Vale la pena ricordare che la Cpi, che ha sede all’Aja, ha giurisdizione sovrannazionale su crimini di guerra, genocidio, crimini contro l’umanità e crimini di aggressione commessi da individui, non da stati, sul territorio di uno stato membro (che ne ha cioè ratificato lo statuto costitutivo – attualmente sono 122) o, dovunque sia, dai cittadini di uno stato membro. Suo compito è perseguire gli autori dei crimini suddetti se e quando i paesi che dovrebbero farsene carico non sono in grado di agire o non intendono farlo. Una volta spiccato un mandato di arresto internazionale, gli stati membri sono tenuti a fermare ed estradare le persone incriminate qualora vivano o transitino entro i loro confini nazionali.

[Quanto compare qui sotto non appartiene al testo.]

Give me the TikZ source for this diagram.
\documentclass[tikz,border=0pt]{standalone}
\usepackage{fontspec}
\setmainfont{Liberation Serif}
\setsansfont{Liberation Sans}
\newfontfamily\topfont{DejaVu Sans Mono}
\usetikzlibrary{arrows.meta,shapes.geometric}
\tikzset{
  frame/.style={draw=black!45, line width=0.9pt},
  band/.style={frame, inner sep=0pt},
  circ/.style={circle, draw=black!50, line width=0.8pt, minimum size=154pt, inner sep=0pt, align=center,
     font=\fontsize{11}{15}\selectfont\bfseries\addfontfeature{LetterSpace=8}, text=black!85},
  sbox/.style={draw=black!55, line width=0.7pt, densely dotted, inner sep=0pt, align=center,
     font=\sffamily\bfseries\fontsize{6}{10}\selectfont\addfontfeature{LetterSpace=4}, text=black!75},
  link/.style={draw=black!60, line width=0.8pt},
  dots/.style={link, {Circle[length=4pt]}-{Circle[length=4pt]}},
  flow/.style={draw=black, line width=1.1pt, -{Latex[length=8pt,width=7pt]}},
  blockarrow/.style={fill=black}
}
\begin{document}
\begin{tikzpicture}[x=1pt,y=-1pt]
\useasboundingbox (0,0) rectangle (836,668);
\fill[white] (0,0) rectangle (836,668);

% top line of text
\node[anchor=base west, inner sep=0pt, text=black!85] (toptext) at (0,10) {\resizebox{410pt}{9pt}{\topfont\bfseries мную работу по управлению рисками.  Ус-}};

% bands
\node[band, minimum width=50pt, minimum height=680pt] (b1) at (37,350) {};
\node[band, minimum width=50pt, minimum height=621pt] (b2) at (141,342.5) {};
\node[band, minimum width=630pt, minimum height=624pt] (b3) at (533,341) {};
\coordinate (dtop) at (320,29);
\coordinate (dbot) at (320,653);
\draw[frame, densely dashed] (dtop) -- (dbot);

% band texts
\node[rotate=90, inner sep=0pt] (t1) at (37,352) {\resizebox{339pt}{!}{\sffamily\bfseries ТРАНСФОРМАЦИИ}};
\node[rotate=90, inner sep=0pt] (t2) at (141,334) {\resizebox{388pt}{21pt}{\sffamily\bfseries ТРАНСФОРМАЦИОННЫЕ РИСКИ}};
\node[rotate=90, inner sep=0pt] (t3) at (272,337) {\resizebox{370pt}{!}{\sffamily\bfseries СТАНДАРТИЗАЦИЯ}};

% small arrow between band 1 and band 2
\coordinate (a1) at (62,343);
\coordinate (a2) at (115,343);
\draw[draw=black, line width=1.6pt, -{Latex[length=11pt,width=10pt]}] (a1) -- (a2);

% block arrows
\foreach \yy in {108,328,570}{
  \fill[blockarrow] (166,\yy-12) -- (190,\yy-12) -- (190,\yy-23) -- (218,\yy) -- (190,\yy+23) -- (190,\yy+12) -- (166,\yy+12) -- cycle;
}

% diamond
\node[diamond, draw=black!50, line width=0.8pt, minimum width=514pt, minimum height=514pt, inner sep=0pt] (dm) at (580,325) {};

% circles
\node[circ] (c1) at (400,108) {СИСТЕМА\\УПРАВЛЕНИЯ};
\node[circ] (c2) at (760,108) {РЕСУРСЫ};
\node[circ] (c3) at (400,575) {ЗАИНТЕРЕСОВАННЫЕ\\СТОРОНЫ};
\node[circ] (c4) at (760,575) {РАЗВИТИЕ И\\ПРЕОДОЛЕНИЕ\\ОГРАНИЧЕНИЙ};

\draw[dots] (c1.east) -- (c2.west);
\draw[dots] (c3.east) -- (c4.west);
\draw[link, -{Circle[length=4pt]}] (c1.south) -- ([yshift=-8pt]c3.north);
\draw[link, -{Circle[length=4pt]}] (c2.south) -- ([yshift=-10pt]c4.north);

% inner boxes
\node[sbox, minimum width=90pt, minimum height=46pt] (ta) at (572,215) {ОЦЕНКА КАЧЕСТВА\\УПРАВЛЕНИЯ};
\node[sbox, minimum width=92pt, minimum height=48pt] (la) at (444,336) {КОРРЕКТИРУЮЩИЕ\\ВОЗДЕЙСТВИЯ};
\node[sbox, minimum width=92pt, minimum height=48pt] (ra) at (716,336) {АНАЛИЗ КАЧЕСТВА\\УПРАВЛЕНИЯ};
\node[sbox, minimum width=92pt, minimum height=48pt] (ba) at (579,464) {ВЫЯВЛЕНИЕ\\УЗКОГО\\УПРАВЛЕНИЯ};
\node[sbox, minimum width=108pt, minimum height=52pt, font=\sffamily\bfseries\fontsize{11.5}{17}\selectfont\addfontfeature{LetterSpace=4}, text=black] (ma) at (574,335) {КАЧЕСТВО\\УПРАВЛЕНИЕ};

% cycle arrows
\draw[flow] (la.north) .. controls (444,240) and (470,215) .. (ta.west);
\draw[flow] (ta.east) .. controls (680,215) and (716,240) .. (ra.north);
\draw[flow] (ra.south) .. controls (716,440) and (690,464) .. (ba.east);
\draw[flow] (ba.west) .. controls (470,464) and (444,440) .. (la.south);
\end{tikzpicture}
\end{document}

La nascita della Cpi, fortemente voluta in Italia dal Partito Radicale, era stata trionfalmente annunciata come un traguardo di portata storica per l’umanità. È singolare che i promotori non si siano resi conto di un punto debole dell’organismo, di rilevanza decisiva: vale a dire che la Cpi non ha modo di indurre i molti stati che non ne sono parte a collaborare e, in realtà, neanche di imporre alcunché agli stati membri. In altre parole può emettere mandati di comparizione e di arresto, ma non dispone di strumenti propri per farli eseguire. Se le persone incriminate non si consegnano spontaneamente, cosa che ancora non è successa, la Cpi dipende dalla volontà dei governi: che, almeno finora, hanno consegnato volentieri gli indagati se erano avversari politici – ad esempio, l’ex presidente della Costa d’Avorio, Laurent Gbagbo, sconfitto militarmente dall’attuale capo di stato Alassane Dramane Ouattara con l’aiuto determinante della Francia, e Jean-Pierre Bemba, il più temibile avversario politico del presidente della Repubblica Democratica del Congo, Joseph Kabila – ma non si affannano a tentare la cattura dei leader ribelli se questi si limitano a infierire sulla popolazione in aree remote dei loro paesi – è il caso, ad esempio, di Joseph Kony, capo del famigerato Lord Resistance Army, e dei suoi luogotenenti – e proprio non si sognano di consegnare i propri leader e i loro uomini di fiducia e di soddisfare le richieste della Cpi, come dimostrano i casi del Sudan e adesso del Kenya.
Il primo verdetto della Cpi risale al 2012, pronunciato contro un avversario del presidente Kabila, Thomas Lubanga, detenuto all’Aja, riconosciuto colpevole di crimini di guerra. Il secondo verdetto è del maggio scorso, emesso contro un altro leader congolese, Germain Katanga, anch’egli consegnato dal governo congolese alla Cpi.
In tutto dal 2003 la Cpi, il cui costo annuo di gestione nel 2014 è salito da 115 a 122 milioni di euro, ha aperto 21 casi, tutti contro cittadini africani, relativi a nove paesi anch’essi africani: il che ha indotto capi di stato africani, Unione Africana e Lega Araba a lanciare accuse di ingerenze indebite, razzismo e arroganza imperialista. Bisognerà vedere quali governi risponderanno alla richiesta del procuratore capo Bensouda di almeno condannare la mancata collaborazione del Kenya.